The dodo bird, historically, has been viewed as a rather plump bird, weighing approximately 20-23 kilograms. Grey in colour, the dodo is quite distinct from the solitaire (a relative of the dodo which lived on the island of Reunion.) The dodo had a large, hooked beak, and a plume of white feathers adorned the rear of the dodo. What distinguishes the dodo from many other birds is not just its size, but that it was flightless. Despite its large build, the dodo had small, weak wings which could not lift it into the air. Thus it was easy prey to the Portuguese invaders who would club the bird to death as it approached them seeking friendship.
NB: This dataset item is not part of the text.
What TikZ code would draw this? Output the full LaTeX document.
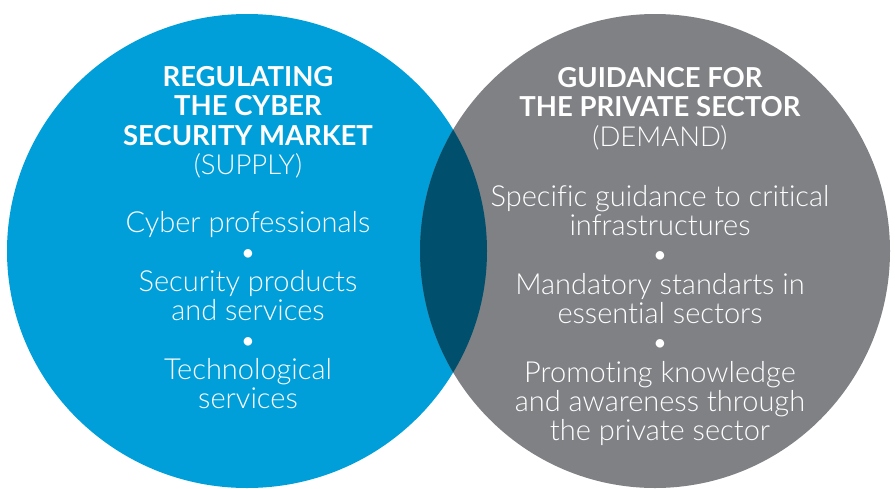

Few bones or relics remain of the dodo today. Without complete skeletons, it is impossible to estimate the true size of the dodo bird. While modern estimates range from around twenty to twenty-three kilograms, initial portraits of the bird show a much slimmer creature. Work has been done by museum curator Andrew Kitchener, which suggest that the dodo could have been as light as between thirteen and seventeen kilograms. By analysing dodo bones, he has come up with a prediction that shows the dodo wasn't a fat plump bird at all. Our opinions had been based around European portraits of the bird. These may have been a romanticized version of the truth, or those dodo removed from their natural environment may have been fattened up.
The nests of the dodo bird were, by necessity, built on the ground as the bird was flightless. The dodo's young were afforded little protection on the ground against introduced predators, such as the feral dogs and wild pigs left behind by sailors. Dodo eggs were trampled and eaten by such creatures, and the ability to repopulate the species after hunting of the bird was seriously affected. While the dodo had existed for centuries or more in the natural Mauritian environment, the impact of mankind through hunting and the introduction of new predators placed too great a strain upon the dodo. Soon it was lost to the world.